In a major step forward for automotive materials, researchers have created a new plastic composite that uses graphene nanoplatelets to strengthen glass-filled polypropylene. The material, known as Gratek, achieves its performance by allowing graphene to bond directly with the glass fibers, preventing clumping and maintaining a uniform structure. This innovation makes the composite 20 percent stronger and 18 percent lighter than standard glass-filled polypropylene, marking a significant improvement for automotive part design.
Why Graphene Matters
Graphene, a single layer of carbon atoms arranged in a hexagonal lattice, has earned global attention for its exceptional strength and flexibility. When scientists add even a small amount of graphene—less than 1 percent—to polypropylene, it dramatically boosts the material’s performance. In Gratek, the graphene strengthens the glass fibers so effectively that manufacturers can reduce fiber content while maintaining superior mechanical properties. This reduction directly lowers weight without compromising durability.
Manufacturing Benefits
Gratek also improves the manufacturing process. Because the composite contains fewer glass fibers, cutting and shaping the material causes less abrasion on tools. This advantage lets production teams extend the lifespan of machining equipment and reduce maintenance downtime, making the overall process more efficient.

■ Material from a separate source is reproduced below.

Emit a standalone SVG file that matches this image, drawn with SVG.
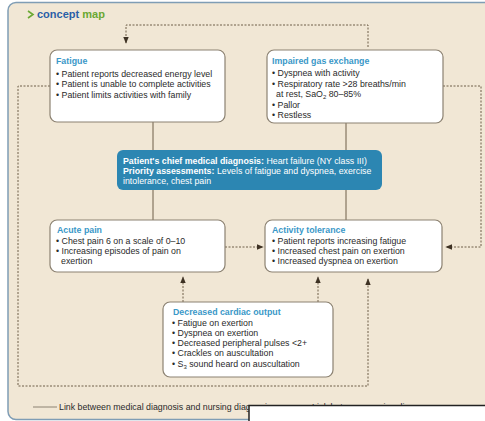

Limitations and Alternatives
One limitation remains: graphene turns Gratek permanently black, restricting color options for automotive designers. To overcome this, developers introduced Clatek, a related material that uses clay-based halloysite nanotubes instead of graphene. Clatek maintains strong performance while offering a white base color that manufacturers can paint or customize more easily.
The Road Ahead
The company behind Gratek expects a major automaker to adopt the material soon. If industries embrace this composite widely, vehicles could become lighter, more efficient, and more durable. Gratek’s success shows how advanced nanomaterials are actively reshaping the future of automotive engineering.